Tiring of tracking eugenia berries in on their new carpet, the young couple repeatedly asked their neighbors, without success, to trim back their tree. As the situation dragged on, mutual animosity grew faster than the eugenia. Finally, they agreed to enter mediation, where the dispute was quickly defused by the younger couple agreeing to help their older neighbors--who explained that they had trouble reaching the top of the tree--trim the eugenia.
Many other cases end with such logical, simple solutions.
A mother’s insistence that her daughter stay home during summer vacation to baby-sit her younger sister was resolved, for instance, when the older daughter--who initially wanted to be free to spend time with her friends whenever she chose to--agreed to take her sister with her if she left the house.
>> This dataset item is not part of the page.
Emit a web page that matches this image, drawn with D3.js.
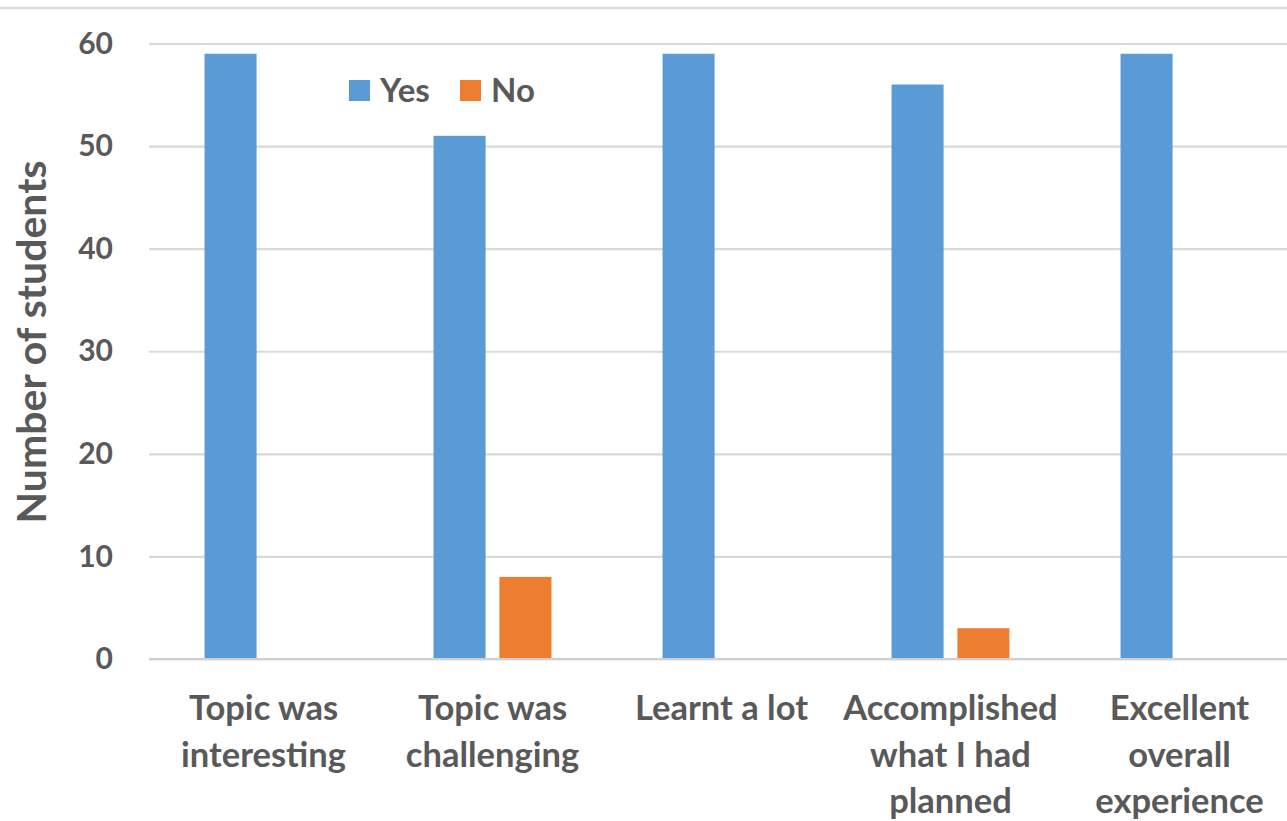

Another dispute over division of monthly bills between two roommates led to their admission to the mediator that the problem was not the bills, but rather that they intensely disliked each other--a confession that led to an amicable decision to part their ways. Property line and fence disputes often are settled with a minimum of expense and inconvenience to both parties.
“A lot of the answers are simple things you’d think people could work out between themselves,” lawyer and mediation adviser Harris said. “Unfortunately, many of these people have stopped talking or are so suspicious of each other that they need someone else to help them discuss it.”
Despite its impressive track record, Underell cautions that the mediation program--like any effort to resolve differences--does not ensure that “everyone ends up friends--or even friendly.”
“But most times, they feel satisfied because they know they’ve really had their say and someone listened to them,” Underell said. “That’s really what a lot of people are looking for in these cases.”